Most interestingly, though, is the way that the SU is investigating the way these two systems, intended to empower students, interact, or don’t interact more crucially.
Firstly, the SU staffer in charge of course rep training and development is working with, rather than in parallel, to Saadah in order to move closer to a more European-like system.
The aim is to involve more students who do less each – a peer-to-peer support network, cushioned by the SU, that looks at everything from academic queries to coffee mornings and nights out but ultimately improves academic confidence and students’ overall belonging too.
There’s lots more to say about the detail of both these pilot projects and the hard work behind them, and there are definitely other ways to improve academic communities – this is not a one size fits all approach.
Equally, new projects need time, money, and resources that are often scarce.

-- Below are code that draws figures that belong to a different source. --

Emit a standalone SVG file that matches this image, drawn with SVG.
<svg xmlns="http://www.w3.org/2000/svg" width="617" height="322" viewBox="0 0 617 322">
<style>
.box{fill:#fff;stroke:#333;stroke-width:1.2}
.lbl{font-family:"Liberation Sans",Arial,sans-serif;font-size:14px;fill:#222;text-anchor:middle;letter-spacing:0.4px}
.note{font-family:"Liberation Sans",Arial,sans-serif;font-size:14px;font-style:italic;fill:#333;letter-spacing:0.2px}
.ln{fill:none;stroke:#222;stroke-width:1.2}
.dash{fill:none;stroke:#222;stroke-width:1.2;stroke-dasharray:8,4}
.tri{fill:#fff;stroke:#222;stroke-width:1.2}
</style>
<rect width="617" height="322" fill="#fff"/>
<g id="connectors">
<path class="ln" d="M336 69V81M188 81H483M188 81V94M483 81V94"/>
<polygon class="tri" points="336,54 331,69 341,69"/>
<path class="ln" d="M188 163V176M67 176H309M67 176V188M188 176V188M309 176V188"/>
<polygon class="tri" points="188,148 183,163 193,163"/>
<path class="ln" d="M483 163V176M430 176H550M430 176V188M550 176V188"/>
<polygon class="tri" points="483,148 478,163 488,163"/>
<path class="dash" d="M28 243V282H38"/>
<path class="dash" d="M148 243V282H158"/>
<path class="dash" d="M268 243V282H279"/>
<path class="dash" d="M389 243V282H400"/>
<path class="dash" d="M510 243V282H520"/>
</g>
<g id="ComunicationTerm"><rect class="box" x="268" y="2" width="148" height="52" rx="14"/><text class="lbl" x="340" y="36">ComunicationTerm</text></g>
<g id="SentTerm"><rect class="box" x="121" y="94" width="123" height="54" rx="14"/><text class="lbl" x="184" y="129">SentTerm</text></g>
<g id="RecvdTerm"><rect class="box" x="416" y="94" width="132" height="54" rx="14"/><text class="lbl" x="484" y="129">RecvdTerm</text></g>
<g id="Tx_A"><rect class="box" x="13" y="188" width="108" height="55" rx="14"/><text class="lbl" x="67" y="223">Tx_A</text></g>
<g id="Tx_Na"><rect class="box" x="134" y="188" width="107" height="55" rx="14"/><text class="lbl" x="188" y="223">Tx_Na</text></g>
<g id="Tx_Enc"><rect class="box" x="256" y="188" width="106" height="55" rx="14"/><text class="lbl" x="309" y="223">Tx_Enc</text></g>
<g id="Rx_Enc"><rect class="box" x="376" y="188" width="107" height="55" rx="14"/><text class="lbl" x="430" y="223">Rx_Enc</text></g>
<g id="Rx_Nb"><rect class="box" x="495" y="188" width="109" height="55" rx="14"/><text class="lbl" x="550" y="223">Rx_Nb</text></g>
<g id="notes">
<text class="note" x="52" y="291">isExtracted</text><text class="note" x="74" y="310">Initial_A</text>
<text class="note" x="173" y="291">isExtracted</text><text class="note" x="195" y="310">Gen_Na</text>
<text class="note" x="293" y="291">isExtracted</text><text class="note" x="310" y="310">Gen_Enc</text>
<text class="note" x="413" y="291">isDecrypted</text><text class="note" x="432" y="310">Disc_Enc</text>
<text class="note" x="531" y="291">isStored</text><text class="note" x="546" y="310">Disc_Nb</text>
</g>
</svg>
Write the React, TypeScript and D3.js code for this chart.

Of course the history of student activities capacity in the UK doesn’t really help. It has tended over the years to focus much more on risk management than community development – and the separate professions of student activities and student voice has often meant structures and processes that should work neatly together but don’t.
Importantly, these SUs were, and are, willing to take a leap of faith to better support their students, even if it meant going against the grain of usual SU approaches – and the more SUs willing to be brave and do the same, the more opportunities we give students to make friends, form connections and grow during their time with us.